**To be done:** Where does the string "this" appear in the records? Copy every line that contains it.
## BEGIN Working data
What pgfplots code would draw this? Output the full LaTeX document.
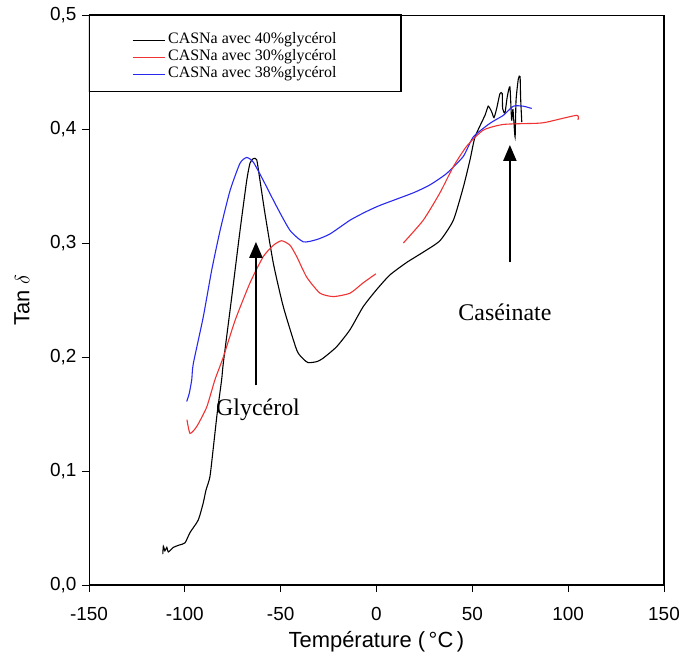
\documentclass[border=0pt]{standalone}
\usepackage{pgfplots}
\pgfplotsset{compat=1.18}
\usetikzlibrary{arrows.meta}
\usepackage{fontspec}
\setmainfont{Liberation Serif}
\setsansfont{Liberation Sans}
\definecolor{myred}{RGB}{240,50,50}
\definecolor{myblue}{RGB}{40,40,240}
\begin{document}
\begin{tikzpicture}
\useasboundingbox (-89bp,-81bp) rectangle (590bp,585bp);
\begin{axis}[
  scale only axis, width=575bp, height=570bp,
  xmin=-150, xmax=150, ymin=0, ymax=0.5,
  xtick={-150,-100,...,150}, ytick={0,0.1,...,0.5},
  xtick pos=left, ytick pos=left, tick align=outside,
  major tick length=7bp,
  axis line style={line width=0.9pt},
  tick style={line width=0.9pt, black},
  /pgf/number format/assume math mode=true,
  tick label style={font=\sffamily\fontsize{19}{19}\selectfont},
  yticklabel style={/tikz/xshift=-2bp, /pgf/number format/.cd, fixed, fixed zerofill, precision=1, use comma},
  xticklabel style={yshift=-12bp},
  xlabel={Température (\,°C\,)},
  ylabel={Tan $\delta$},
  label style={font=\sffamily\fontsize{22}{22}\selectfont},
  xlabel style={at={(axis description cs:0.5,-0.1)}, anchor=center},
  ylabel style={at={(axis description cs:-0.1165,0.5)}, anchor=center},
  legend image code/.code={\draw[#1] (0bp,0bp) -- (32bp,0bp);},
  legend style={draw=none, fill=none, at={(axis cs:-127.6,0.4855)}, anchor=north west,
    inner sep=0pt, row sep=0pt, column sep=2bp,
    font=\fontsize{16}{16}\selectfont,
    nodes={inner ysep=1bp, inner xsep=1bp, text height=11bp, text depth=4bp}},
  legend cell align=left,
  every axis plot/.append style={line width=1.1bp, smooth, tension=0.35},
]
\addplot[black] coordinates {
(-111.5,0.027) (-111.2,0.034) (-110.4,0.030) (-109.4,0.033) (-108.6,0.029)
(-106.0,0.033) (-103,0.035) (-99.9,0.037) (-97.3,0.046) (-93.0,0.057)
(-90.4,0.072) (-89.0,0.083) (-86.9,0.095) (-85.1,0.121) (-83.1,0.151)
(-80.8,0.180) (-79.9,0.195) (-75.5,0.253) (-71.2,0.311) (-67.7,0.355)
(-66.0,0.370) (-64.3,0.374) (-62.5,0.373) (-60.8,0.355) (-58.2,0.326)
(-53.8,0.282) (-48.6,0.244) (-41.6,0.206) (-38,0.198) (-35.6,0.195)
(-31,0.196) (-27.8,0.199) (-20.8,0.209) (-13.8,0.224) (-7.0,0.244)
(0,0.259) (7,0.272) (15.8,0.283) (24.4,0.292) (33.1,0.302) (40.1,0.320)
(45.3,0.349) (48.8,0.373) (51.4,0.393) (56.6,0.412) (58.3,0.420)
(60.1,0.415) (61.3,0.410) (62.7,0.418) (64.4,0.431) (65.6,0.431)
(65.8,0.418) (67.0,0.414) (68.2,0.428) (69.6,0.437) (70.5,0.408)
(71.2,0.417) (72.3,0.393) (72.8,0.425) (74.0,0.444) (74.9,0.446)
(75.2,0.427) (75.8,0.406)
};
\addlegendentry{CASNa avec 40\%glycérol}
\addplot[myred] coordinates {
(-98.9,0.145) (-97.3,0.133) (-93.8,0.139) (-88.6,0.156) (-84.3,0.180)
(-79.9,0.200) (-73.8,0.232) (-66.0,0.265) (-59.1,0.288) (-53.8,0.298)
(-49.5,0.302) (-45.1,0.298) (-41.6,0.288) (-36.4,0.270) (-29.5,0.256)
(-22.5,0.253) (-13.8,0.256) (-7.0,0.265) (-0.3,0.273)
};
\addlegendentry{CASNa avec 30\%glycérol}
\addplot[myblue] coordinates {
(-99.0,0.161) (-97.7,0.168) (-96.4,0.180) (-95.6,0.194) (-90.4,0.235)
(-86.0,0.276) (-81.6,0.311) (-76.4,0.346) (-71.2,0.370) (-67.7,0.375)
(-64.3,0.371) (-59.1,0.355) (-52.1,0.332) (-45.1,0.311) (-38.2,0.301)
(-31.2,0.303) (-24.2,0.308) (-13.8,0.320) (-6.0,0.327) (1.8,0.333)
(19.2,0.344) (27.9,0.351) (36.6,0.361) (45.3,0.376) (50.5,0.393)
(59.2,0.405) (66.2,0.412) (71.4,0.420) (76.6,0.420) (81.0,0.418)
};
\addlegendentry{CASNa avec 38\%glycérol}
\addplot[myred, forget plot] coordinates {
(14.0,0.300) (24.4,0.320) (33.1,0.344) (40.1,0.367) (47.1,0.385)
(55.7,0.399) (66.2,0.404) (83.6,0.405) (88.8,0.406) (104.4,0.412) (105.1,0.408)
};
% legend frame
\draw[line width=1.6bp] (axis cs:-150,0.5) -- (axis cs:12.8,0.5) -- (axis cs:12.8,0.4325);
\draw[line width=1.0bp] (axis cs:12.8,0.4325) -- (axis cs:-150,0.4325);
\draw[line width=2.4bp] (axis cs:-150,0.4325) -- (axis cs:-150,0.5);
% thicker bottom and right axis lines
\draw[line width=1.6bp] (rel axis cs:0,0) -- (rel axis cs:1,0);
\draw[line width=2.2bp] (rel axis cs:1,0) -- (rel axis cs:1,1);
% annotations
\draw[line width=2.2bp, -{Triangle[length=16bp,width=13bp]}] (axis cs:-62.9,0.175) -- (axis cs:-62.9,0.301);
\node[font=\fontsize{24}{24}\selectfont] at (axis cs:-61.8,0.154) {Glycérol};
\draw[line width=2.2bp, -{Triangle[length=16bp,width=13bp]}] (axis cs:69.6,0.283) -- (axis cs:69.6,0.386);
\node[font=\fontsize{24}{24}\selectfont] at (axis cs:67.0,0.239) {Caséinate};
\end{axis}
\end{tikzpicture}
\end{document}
## END Working data
## BEGIN Working data
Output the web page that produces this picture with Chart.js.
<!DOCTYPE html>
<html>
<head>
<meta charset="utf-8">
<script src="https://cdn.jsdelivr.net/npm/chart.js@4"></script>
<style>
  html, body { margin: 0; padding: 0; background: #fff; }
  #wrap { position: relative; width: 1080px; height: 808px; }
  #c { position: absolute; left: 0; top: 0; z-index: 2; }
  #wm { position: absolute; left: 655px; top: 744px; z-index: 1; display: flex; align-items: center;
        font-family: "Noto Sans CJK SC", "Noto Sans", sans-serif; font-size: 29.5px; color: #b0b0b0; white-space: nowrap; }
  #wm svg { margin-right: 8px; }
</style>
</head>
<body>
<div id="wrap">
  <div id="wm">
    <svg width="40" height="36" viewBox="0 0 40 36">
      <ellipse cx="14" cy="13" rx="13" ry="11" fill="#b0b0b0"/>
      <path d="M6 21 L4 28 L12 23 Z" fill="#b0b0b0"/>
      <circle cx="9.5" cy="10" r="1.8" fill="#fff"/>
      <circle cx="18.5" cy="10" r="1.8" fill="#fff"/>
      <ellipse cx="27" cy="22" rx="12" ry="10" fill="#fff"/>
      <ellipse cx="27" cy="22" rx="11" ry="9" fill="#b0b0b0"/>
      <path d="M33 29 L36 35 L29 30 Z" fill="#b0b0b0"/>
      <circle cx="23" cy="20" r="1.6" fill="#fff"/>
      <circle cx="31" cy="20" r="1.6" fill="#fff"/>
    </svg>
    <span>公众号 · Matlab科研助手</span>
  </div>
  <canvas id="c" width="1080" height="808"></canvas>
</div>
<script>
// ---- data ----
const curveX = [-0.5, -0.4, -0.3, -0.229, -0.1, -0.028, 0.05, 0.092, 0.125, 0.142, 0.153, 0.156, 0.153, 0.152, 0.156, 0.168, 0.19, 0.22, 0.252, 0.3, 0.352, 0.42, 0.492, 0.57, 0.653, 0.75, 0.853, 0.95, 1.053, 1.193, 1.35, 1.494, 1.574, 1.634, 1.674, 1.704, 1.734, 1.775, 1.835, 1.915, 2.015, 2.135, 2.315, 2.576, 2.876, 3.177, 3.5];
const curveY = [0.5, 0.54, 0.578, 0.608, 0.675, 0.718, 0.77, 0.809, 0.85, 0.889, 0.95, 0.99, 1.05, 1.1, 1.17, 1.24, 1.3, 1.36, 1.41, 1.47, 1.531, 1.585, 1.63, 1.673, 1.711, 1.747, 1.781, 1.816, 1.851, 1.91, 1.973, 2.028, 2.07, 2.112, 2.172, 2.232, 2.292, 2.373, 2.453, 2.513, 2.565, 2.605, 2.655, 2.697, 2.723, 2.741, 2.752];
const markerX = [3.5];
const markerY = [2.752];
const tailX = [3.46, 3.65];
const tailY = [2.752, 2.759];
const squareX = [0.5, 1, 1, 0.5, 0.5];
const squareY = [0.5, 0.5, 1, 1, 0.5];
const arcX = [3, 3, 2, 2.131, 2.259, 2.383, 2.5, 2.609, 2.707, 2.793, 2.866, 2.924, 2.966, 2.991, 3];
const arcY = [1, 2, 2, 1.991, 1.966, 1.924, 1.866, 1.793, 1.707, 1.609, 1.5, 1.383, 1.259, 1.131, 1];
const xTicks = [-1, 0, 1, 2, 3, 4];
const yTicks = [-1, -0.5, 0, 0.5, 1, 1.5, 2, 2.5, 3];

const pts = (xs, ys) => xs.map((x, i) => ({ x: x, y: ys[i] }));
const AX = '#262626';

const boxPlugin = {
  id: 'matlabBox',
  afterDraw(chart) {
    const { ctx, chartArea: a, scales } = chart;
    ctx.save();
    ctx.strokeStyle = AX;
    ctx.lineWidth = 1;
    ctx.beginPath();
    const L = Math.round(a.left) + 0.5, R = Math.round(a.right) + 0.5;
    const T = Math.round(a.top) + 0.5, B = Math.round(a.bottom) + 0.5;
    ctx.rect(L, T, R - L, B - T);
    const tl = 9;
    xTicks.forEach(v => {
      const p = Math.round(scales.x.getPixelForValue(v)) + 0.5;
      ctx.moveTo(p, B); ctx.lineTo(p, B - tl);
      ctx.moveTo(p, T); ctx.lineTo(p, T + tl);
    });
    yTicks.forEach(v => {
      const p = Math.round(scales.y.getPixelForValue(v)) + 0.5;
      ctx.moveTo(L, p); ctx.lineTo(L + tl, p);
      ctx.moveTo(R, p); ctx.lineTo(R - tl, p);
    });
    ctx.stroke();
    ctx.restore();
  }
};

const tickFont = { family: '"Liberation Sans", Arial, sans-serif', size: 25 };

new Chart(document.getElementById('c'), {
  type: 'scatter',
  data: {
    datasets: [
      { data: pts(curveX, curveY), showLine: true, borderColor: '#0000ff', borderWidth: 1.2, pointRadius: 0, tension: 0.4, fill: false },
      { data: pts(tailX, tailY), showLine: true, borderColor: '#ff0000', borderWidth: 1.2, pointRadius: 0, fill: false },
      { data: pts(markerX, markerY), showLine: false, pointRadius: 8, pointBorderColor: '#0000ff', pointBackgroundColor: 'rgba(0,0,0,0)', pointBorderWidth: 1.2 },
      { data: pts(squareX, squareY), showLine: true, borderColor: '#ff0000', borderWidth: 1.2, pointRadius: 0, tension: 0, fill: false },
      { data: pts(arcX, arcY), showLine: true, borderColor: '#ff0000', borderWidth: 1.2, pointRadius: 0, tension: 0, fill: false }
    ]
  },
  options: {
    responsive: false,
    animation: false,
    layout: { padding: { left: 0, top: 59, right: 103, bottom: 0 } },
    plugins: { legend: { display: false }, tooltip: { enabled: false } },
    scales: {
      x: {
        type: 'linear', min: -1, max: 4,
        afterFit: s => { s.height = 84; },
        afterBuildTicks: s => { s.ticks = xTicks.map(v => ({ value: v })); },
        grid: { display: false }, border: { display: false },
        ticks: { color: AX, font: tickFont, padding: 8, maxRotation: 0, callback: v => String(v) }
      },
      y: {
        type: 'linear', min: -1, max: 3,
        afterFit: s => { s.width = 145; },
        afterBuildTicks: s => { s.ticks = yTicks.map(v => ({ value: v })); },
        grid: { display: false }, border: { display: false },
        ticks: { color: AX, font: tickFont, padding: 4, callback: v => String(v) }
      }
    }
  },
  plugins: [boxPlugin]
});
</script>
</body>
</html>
## END Working data
**Written response:**
What pgfplots code would draw this? Output the full LaTeX document.
Output the web page that produces this picture with Chart.js.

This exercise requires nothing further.